Changing the mood Brett then played a new arrangement by Paul Sharman of the well known traditional tune, Londonderry Air. With its lush harmonies and a soft tone from the soloist this piece sounded fresh and could become a popular choice for trombone soloists of all abilities.
Before leaving the stage, Brett then joined the Band's Principal Cornet player, Liam Carey for a humorous rendition of Howard Snell's arrangement of Rossini’s Duet for Two Cats, that had the audience chuckling as the two sallied back and forth with harmon mutes drawn.
Brett Baker then returned to the stage in the second half with a sublimely gorgeous reading of John Golland’s arrangement, originally for JSVB, of Glen Campbell's By The Time I Get To Phoenix. Brett’s tone quality in the upper register adds a different dimension to slow pieces and this piece was no exception. With sympathetic support from the band this was a masterclass in how to perform a slow melody.

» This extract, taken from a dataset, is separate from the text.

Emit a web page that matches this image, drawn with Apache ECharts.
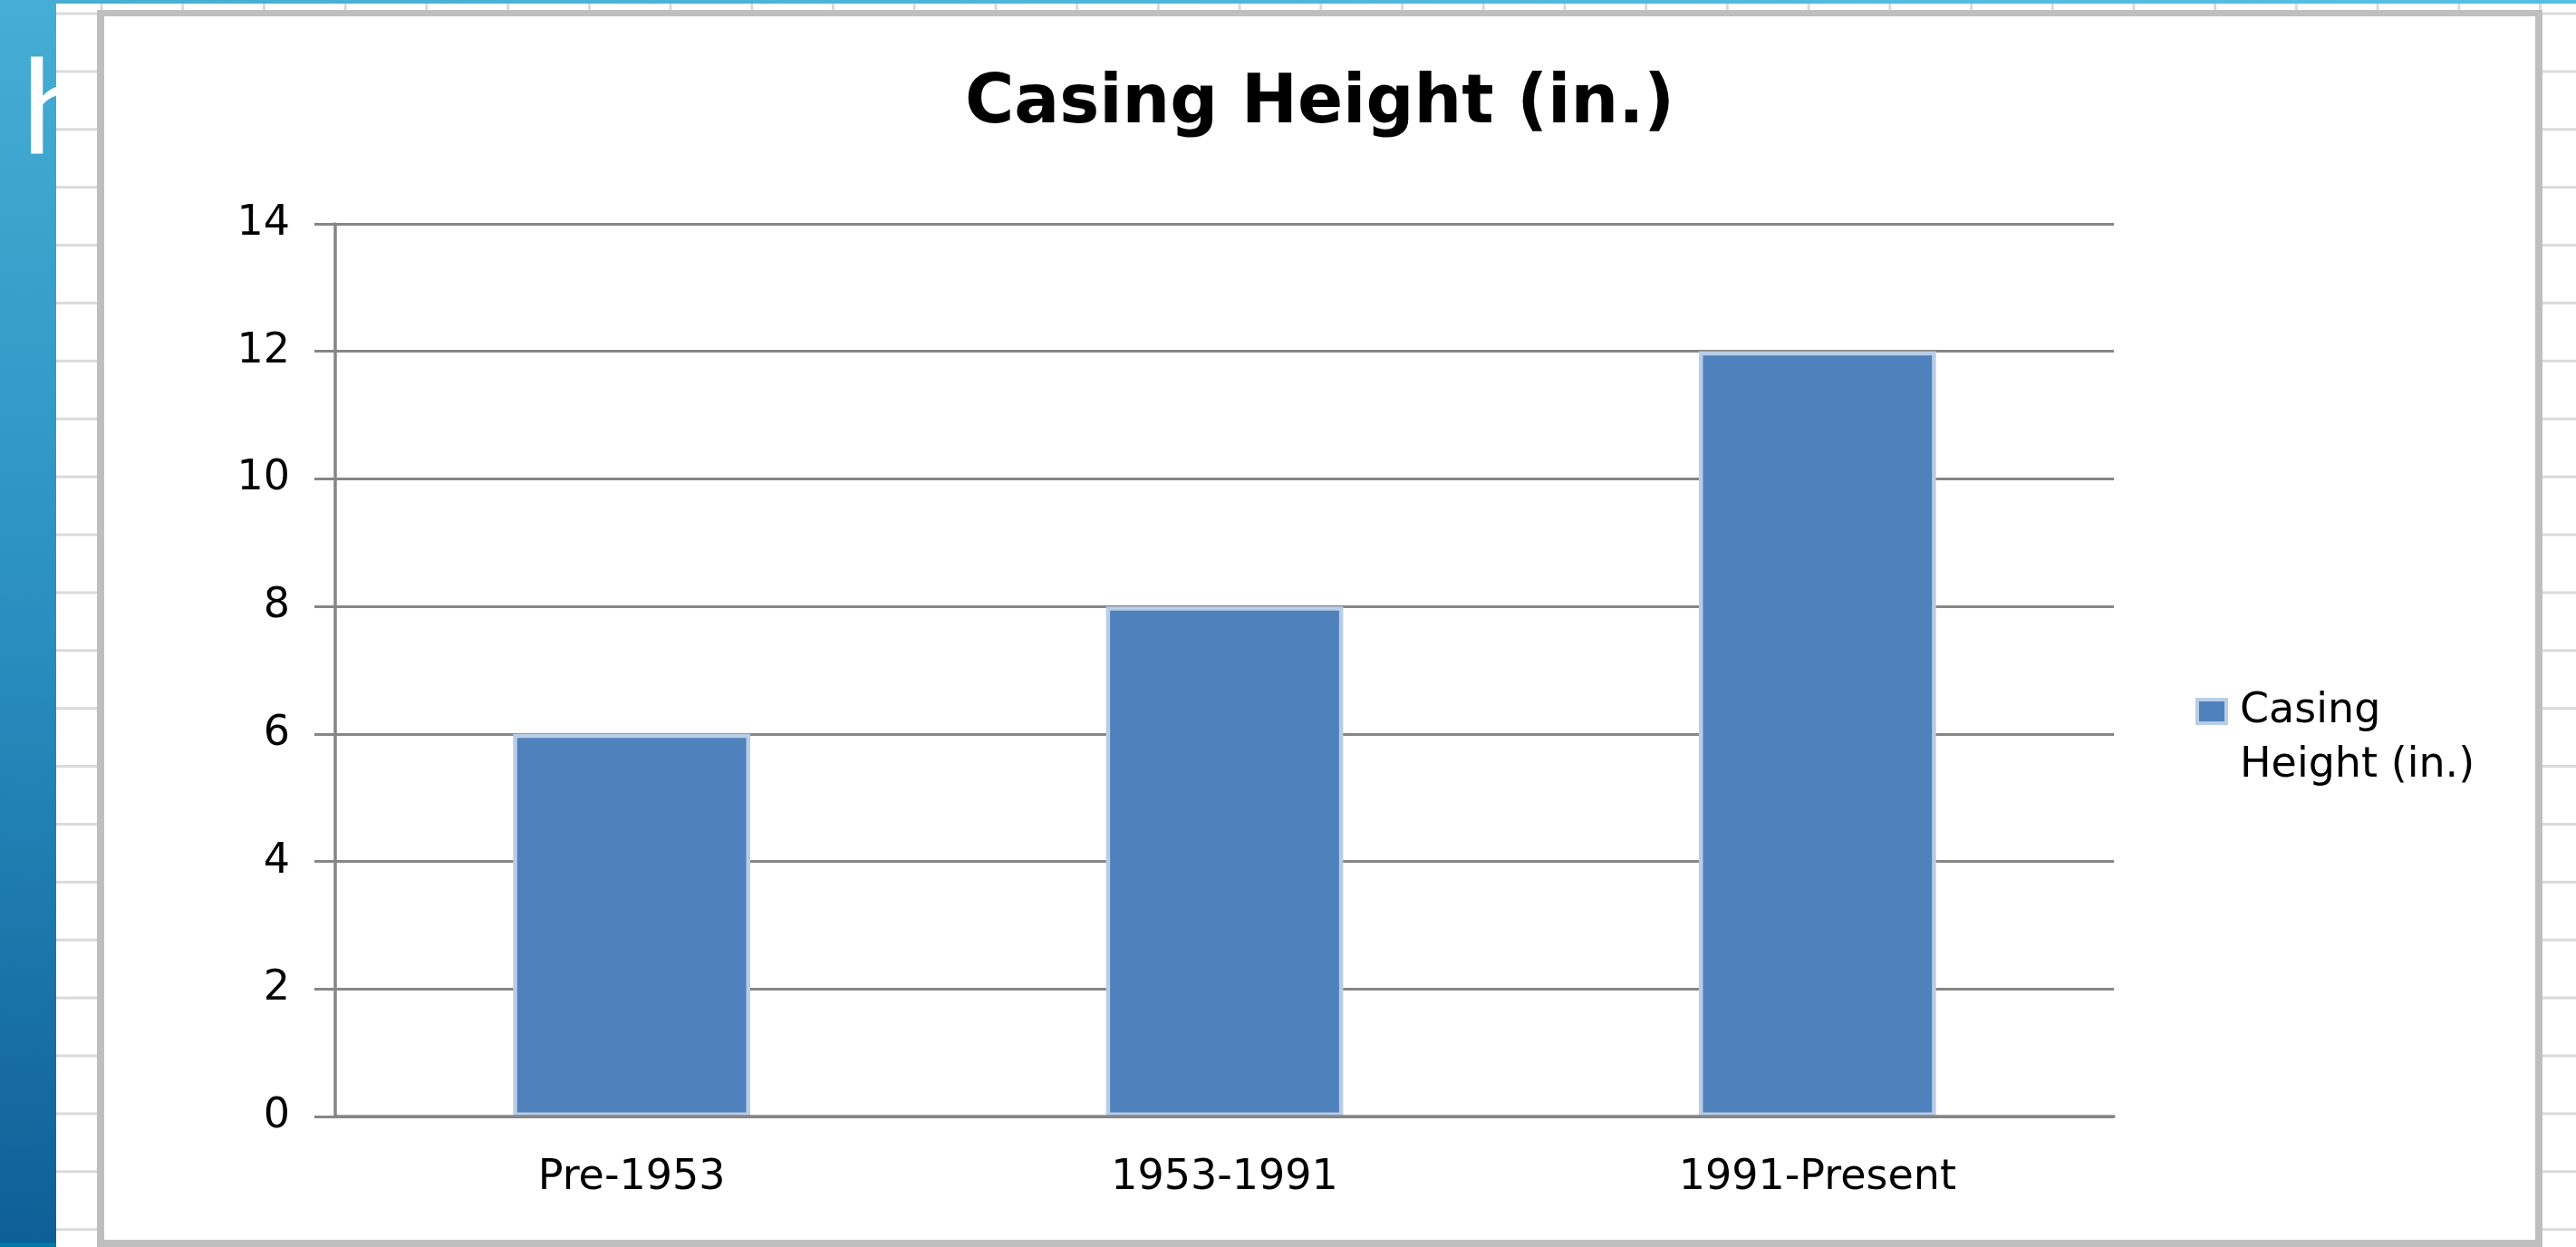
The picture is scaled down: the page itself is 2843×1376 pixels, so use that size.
<!DOCTYPE html>
<html>
<head>
<meta charset="utf-8">
<script src="https://cdn.jsdelivr.net/npm/echarts@6/dist/echarts.min.js"></script>
<style>
html,body{margin:0;padding:0;width:2843px;height:1376px;overflow:hidden;background:#fff;}
#sheet{position:absolute;left:62px;top:0;width:2781px;height:1376px;background-color:#fff;
 background-image:linear-gradient(to bottom,#dadada 0,#dadada 3px,transparent 3px),linear-gradient(to right,#dadada 0,#dadada 3px,transparent 3px);
 background-size:100% 63.9px,89.73px 100%;
 background-position:0 13.5px,48.5px 0;}
#topband{position:absolute;left:62px;top:0;width:2781px;height:4px;background:linear-gradient(to right,#4aaed3,#56c0e2);}
#strip{position:absolute;left:0;top:0;width:62px;height:1376px;background:linear-gradient(to bottom,#46aed4,#2a8fc0 50%,#0e5f97 99.6%,#0079a8 99.7%);overflow:hidden;}
#h{position:absolute;left:24px;top:42px;font-family:Lato,'Open Sans',sans-serif;font-weight:400;font-size:145px;line-height:1;color:#fff;}
#frame{position:absolute;left:107px;top:11px;width:2699px;height:1365px;box-sizing:border-box;border:8px solid #bfbfbf;border-top-width:7px;background:#fff;}
#chart{width:100%;height:100%;}
</style>
</head>
<body>
<div id="sheet"></div>
<div id="topband"></div>
<div id="strip"><span id="h">h</span></div>
<div id="frame"><div id="chart"></div></div>
<script>
const categories = ['Pre-1953', '1953-1991', '1991-Present'];
const casingHeight = [6, 8, 12];
const seriesName = 'Casing Height (in.)';
const chartTitle = 'Casing Height (in.)';
const yMin = 0, yMax = 14, yStep = 2;

const FONT = 'DejaVu Sans';
const chart = echarts.init(document.getElementById('chart'));
chart.setOption({
  animation: false,
  backgroundColor: '#ffffff',
  title: {
    text: chartTitle,
    left: 'center',
    top: 61,
    padding: 0,
    textStyle: { fontFamily: FONT, fontWeight: 'bold', fontSize: 74, color: '#000000' }
  },
  legend: {
    data: [seriesName],
    orient: 'vertical',
    left: 2308,
    top: 677,
    padding: 0,
    icon: 'rect',
    itemWidth: 32,
    itemHeight: 26,
    itemStyle: { color: '#4f81bd', borderColor: '#b9cde5', borderWidth: 4 },
    formatter: function (name) { return '\n' + name.replace(' ', '\n'); },
    textStyle: { fontFamily: FONT, fontSize: 46, color: '#000000', lineHeight: 60, padding: [0, 0, 0, 10] }
  },
  grid: { left: 255, top: 229, width: 1963, height: 985 },
  xAxis: {
    type: 'category',
    data: categories,
    z: 3,
    axisLine: { lineStyle: { color: '#868686', width: 3.5 } },
    axisTick: { length: 19, lineStyle: { color: '#868686', width: 3 } },
    axisLabel: { margin: 45, fontFamily: FONT, fontSize: 46, color: '#000000' },
    splitLine: { show: false }
  },
  yAxis: {
    type: 'value',
    min: yMin,
    max: yMax,
    interval: yStep,
    axisLine: { show: true, lineStyle: { color: '#868686', width: 3.5 } },
    axisTick: { show: true, length: 23, lineStyle: { color: '#868686', width: 3 } },
    axisLabel: { margin: 50, fontFamily: FONT, fontSize: 46, color: '#000000' },
    splitLine: { show: true, lineStyle: { color: '#868686', width: 3 } }
  },
  series: [{
    type: 'bar',
    name: seriesName,
    data: casingHeight,
    barWidth: '40%',
    itemStyle: { color: '#4f81bd', borderColor: '#b9cde5', borderWidth: 4.5 }
  }]
});
</script>
</body>
</html>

Brett’s final offering was an arrangement, by the band’s MD Alan MacRae, of the Nina Simone classic Feeling Good, which was originally arranged as a flugel horn solo that Brett had "hi-jacked" for the night. The soloist’s ability to switch from a rich mellow tone to the slight edgy sound to emulate Miss Simone’s vocal style at the drop of a hat is what makes Brett Baker one of the finest exponents of the instrument.
With the audience calling for more, Alan then called Brett Baker back to the stage and finished with Brett once again wowing the crowd with a virtuosi performance of Arthur Pryor’s Fantastic Polka: so many styles of playing in one short piece.
The audience left the hall praising the skills of not only the soloist but of the band which accompanied him so well throughout the evening.